— start of Data lines —
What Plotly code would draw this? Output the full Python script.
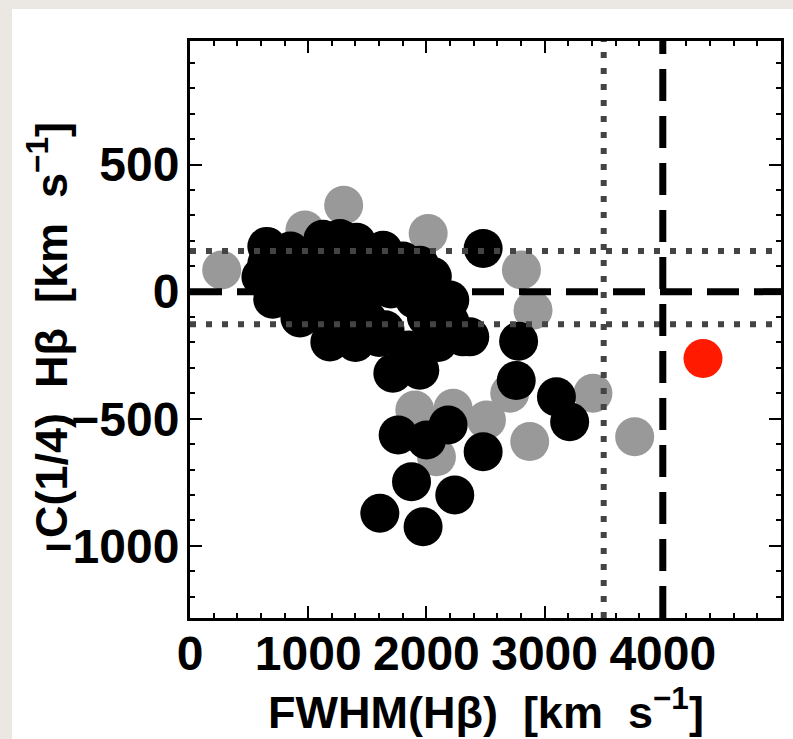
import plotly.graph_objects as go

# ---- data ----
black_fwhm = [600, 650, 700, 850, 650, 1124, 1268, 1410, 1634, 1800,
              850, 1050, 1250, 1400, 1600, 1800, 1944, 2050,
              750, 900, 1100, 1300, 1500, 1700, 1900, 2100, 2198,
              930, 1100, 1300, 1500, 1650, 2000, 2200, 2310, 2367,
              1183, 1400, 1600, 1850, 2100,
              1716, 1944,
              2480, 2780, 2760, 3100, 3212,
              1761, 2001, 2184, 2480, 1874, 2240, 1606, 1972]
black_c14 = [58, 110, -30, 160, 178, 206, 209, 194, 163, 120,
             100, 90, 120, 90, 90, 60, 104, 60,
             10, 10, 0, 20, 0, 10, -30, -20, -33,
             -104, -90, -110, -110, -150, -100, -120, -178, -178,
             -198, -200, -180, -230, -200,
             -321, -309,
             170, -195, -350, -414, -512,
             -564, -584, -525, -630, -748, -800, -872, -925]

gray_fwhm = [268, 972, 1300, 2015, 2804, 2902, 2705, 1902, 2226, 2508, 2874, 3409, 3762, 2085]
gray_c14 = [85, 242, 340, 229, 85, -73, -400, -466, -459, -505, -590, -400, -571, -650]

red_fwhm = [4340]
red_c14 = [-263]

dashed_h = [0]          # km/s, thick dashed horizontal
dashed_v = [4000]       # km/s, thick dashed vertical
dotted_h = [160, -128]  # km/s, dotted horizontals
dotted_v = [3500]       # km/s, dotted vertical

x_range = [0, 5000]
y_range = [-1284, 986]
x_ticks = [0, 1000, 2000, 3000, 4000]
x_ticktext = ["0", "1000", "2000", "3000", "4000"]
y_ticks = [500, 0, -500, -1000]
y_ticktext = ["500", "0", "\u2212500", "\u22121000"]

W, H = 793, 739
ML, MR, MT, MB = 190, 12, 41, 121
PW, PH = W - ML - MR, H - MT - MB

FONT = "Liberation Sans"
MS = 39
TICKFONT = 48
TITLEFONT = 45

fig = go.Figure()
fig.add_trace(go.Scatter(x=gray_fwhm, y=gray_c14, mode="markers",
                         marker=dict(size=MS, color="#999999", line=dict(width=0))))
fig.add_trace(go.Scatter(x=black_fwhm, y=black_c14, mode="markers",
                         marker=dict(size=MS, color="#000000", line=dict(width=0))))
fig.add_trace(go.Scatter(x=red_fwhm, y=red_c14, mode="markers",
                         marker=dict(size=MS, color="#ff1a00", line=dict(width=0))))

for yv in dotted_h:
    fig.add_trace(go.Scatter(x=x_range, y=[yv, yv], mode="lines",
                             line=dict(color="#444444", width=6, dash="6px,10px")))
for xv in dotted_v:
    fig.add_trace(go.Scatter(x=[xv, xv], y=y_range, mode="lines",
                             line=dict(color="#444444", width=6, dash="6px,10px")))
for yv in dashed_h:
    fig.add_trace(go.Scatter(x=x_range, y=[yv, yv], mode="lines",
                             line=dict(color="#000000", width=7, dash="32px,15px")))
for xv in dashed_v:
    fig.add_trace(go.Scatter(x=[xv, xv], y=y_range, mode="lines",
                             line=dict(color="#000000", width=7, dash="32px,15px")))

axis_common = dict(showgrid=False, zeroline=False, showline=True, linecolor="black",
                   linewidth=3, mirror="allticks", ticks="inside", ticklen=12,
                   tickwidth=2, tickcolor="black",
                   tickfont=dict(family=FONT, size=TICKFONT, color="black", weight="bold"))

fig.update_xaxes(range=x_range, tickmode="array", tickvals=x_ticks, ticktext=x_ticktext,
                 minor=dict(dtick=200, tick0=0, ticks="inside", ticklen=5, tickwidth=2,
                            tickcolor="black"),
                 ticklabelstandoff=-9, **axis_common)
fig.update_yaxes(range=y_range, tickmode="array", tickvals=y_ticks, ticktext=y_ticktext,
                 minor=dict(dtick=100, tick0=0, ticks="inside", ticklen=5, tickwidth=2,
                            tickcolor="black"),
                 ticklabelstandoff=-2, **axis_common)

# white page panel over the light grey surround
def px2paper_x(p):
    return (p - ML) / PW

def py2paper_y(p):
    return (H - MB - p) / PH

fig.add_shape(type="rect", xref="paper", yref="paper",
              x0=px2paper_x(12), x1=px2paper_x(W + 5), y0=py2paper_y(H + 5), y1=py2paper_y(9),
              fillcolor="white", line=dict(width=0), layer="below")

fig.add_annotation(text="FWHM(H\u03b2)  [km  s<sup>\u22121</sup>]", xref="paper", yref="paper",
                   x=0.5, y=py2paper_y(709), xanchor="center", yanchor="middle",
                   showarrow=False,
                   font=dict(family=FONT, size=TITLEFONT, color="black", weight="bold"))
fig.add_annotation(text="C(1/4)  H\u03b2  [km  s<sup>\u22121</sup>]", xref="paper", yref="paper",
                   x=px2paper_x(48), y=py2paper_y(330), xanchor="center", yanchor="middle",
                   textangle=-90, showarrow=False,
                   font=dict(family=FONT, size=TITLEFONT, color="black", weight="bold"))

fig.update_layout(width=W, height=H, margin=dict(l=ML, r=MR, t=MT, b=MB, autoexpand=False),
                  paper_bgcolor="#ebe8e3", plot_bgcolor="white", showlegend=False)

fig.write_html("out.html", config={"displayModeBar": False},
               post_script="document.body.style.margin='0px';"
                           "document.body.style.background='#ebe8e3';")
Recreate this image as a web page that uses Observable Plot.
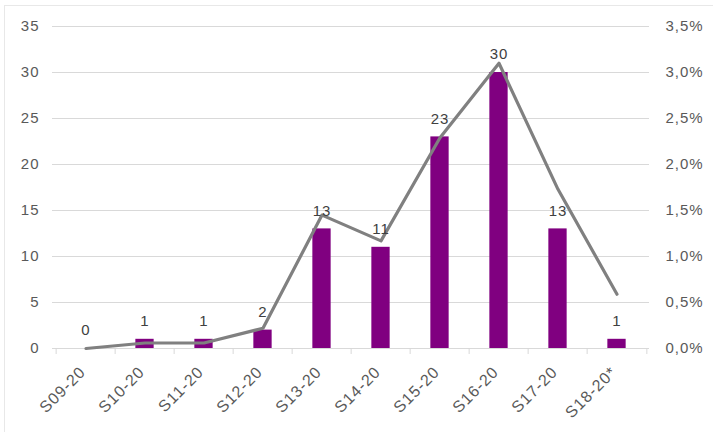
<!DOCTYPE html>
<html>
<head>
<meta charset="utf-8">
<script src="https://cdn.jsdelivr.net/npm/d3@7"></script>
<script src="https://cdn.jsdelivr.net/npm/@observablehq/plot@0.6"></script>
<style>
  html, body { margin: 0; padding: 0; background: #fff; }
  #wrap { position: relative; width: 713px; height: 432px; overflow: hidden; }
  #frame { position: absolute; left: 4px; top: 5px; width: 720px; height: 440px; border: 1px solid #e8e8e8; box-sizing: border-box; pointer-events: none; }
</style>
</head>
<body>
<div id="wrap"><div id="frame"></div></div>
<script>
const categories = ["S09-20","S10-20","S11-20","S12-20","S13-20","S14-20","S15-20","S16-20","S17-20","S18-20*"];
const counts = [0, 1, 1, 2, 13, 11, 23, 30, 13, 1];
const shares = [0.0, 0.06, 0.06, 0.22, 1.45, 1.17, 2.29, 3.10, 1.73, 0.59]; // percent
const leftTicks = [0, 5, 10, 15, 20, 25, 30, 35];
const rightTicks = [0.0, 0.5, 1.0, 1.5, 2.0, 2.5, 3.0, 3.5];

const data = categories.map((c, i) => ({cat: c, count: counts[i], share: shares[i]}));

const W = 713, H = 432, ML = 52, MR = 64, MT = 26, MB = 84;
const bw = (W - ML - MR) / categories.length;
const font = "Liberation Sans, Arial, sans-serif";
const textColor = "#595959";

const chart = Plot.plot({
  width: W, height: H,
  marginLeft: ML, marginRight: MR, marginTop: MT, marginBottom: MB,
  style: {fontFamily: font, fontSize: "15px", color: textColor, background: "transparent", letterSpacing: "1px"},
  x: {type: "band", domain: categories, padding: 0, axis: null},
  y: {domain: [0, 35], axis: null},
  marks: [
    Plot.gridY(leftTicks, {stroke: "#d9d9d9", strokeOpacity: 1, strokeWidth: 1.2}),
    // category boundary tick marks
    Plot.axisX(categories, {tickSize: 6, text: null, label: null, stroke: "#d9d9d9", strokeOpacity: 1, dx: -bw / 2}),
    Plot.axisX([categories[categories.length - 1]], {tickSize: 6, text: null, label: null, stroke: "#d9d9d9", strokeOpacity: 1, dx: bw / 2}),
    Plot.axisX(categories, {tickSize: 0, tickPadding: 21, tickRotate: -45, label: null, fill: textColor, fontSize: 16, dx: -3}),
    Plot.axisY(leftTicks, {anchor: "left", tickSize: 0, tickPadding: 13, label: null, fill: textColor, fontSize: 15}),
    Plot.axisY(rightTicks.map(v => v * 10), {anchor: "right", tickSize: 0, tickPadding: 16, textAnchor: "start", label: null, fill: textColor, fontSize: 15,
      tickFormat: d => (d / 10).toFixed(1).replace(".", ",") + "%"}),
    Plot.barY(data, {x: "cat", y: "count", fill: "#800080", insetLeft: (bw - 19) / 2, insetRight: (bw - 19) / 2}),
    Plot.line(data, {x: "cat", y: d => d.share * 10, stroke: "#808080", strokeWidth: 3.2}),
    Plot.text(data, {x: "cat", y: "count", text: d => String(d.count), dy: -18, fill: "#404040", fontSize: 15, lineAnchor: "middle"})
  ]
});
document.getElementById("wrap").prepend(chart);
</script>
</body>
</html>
— end of Data lines —
Pull every line holding "this" out of the records.

# Result
What Plotly code would draw this? Output the full Python script.
Recreate this image as a web page that uses Observable Plot.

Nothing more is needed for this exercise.